▶ [PROVIDED DATA]
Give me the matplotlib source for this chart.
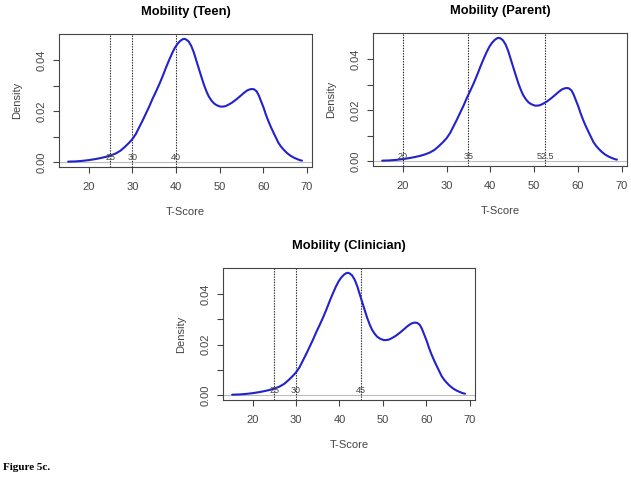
import matplotlib
matplotlib.use("Agg")
import matplotlib.pyplot as plt

# Density curve (same in all panels)
t_score = [15.3, 17.0, 18.5, 20.0, 21.5, 22.7, 24.0, 25.0, 26.2, 27.3, 28.3, 29.2,
           30.0, 30.8, 31.5, 32.3, 33.1, 33.9, 34.6, 35.4, 36.2, 37.0, 37.7, 38.5,
           39.2, 39.8, 40.4, 41.0, 41.5, 41.9, 42.3, 42.9, 43.5, 44.1, 44.8, 45.6,
           46.4, 47.0, 47.5, 48.1, 48.7, 49.4, 50.2, 50.8, 51.4, 52.1, 52.9, 53.9,
           54.8, 55.6, 56.4, 57.0, 57.5, 57.9, 58.5, 59.0, 59.5, 60.1, 60.6, 61.2,
           61.8, 62.4, 63.0, 63.5, 64.1, 64.7, 65.4, 66.2, 67.0, 67.8, 68.4, 68.9]
density = [0.0002, 0.0003, 0.0005, 0.0008, 0.0012, 0.0016, 0.0021, 0.0026, 0.0034, 0.0045, 0.0060, 0.0075,
           0.0090, 0.0110, 0.0134, 0.0161, 0.0190, 0.0219, 0.0247, 0.0276, 0.0306, 0.0339, 0.0370, 0.0403,
           0.0430, 0.0450, 0.0465, 0.0476, 0.0482, 0.0484, 0.0482, 0.0474, 0.0457, 0.0431, 0.0392, 0.0348,
           0.0305, 0.0278, 0.0259, 0.0243, 0.0231, 0.0223, 0.0218, 0.0218, 0.0220, 0.0226, 0.0234, 0.0247,
           0.0260, 0.0272, 0.0282, 0.0286, 0.0287, 0.0286, 0.0278, 0.0262, 0.0240, 0.0214, 0.0188, 0.0161,
           0.0137, 0.0115, 0.0094, 0.0076, 0.0061, 0.0049, 0.0037, 0.0026, 0.0018, 0.0012, 0.0008, 0.0006]

titles = ["Mobility (Teen)", "Mobility (Parent)", "Mobility (Clinician)"]
cutoffs = [[25, 30, 40], [20, 35, 52.5], [25, 30, 45]]
cutoff_labels = [["25", "30", "40"], ["20", "35", "52.5"], ["25", "30", "45"]]
x_ticks = [20, 30, 40, 50, 60, 70]
y_ticks = [0.00, 0.01, 0.02, 0.03, 0.04]
y_tick_labels = ["0.00", "", "0.02", "", "0.04"]

plt.rcParams["font.family"] = ["Liberation Sans", "DejaVu Sans"]

fig = plt.figure(figsize=(6.31, 4.82), dpi=100)
W, H = 631, 482
boxes = [(59, 34, 312, 167), (373, 33, 627, 166), (223, 268, 475, 400)]

axis_col = "#444444"
for i, (x0, y0, x1, y1) in enumerate(boxes):
    ax = fig.add_axes([x0 / W, 1 - y1 / H, (x1 - x0) / W, (y1 - y0) / H])
    ax.plot(t_score, density, color="#2222cc", lw=1.5, zorder=3,
            solid_joinstyle="round", solid_capstyle="round")
    ax.axhline(0, color="#bbbbbb", lw=0.8, zorder=1)
    for c, lab in zip(cutoffs[i], cutoff_labels[i]):
        ax.axvline(c, color="#222222", lw=0.8, ls=(0, (1.2, 1.2)), zorder=2)
        ax.text(c, 0.0, lab, ha="center", va="bottom", fontsize=6.5,
                color="#444444", zorder=4)
    ax.set_xlim(13.2, 71.2)
    ax.set_ylim(-0.0019, 0.0503)
    ax.set_xticks(x_ticks)
    ax.set_yticks(y_ticks)
    ax.set_yticklabels(y_tick_labels, rotation=90, va="center")
    ax.tick_params(direction="out", length=4, width=0.8, colors=axis_col,
                   labelsize=8, labelcolor="#444444")
    ax.tick_params(axis="x", pad=6.5)
    ax.tick_params(axis="y", pad=5)
    for s in ax.spines.values():
        s.set_color(axis_col)
        s.set_linewidth(0.8)
    ax.set_xlabel("T-Score", fontsize=8, color="#444444", labelpad=11)
    ax.set_ylabel("Density", fontsize=8, color="#444444", labelpad=10)
    ax.set_title(titles[i], fontsize=9.3, fontweight="bold", pad=14)

fig.text(3 / W, 1 - 467 / H, "Figure 5c.", fontsize=8, fontweight="bold",
         family=["Liberation Serif", "DejaVu Serif"], va="center", ha="left")

fig.savefig("out.png", dpi=100)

▶ [WHAT YOU HAVE TO DO]
Transcribe the opening line of the listing above, please, and every line after it through the line with "import matplotlib.pyplot as plt", word for word, without pictures.

▶ [FINAL RESULT]
Give me the matplotlib source for this chart.
import matplotlib
matplotlib.use("Agg")
import matplotlib.pyplot as plt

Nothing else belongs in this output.